I’ve been getting a lot of emails and on-line comments in recent days from people who work in the mortgage industry about the Lisa Cook mortgage situation. What I’m seeing in these comments is a serious gulf between lawyers and non-lawyers. The non-lawyers tell me that “This is how it is supposed to work.” To which my response is “Have you actually read the legal documentation?”
For example, lots of mortgage professionals (and too many journalists, following Pulte and Trump) are sloppy about conflating “primary residence” and “principal residence.” The term “primary residence” is used in the uniform residential mortgage application, but the uniform covenant in the security instrument refers to a “principal residence.” “Primary” is more restrictive than “principal.” That sort of terminology difference can matter a lot for legal purposes. I know that this sort of pedantry is why everyone hates lawyers, but it is also the sort of precision that allows parties to strike exactly the deal they want. (And if you love this sort of thing, then you really ought to be in law school or yeshivah.)
This is hardly the first time the mortgage industry has learned that its legal documentation doesn’t work the way it thought it did. First there was the MERS debacle—the private mortgage title recording system just didn’t fit very well with state law. Then there was all of the securitization chain of title issues with non-delivery of notes indorsed in blank. Then there was the putback litigation–the putbacks that should have happened more or less automatically didn’t work very well when sellers resisted.
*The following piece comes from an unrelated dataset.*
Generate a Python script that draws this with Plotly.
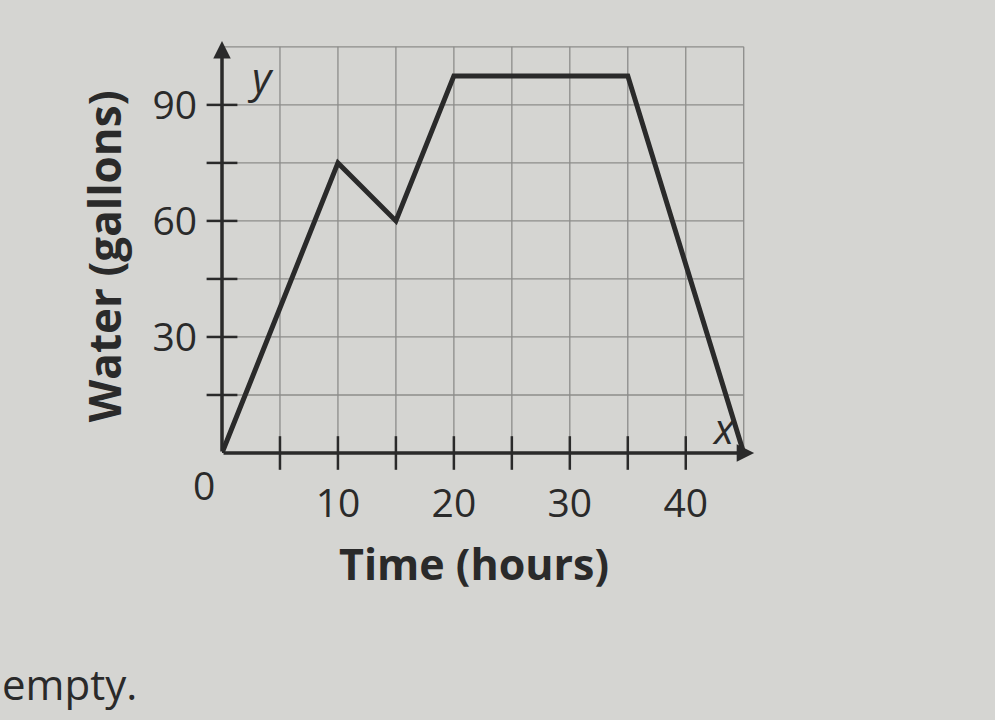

And getting much less attention was litigation over the default servicing provisions in the Fannie/Freddie uniform security instruments or the contractual permissibility of post-acceleration late fees.
I’ve spent a lot of time reading, teaching, and testifying about the Fannie/Freddie uniform instruments. They are probably the most widely used standard contract in the United States. There’s scant interpretive caselaw, but there are lots of ambiguities and imprecisions in the documents. No one much cares…until litigation arises. But the documents don’t necessarily work the way mortgage professionals assume they do.
I’ll note that this is not an issue limited to the mortgage industry. It’s basically a version of the whole covenant loophole play that facilitates dropdown liability management exercises. (You see, there is a connection between the chapter 11 stuff I do and the consumer finance stuff…) Legal documentation often has glitches, gaps, and loopholes that no one notices when deals are going as intended, but fail the stress test of litigation.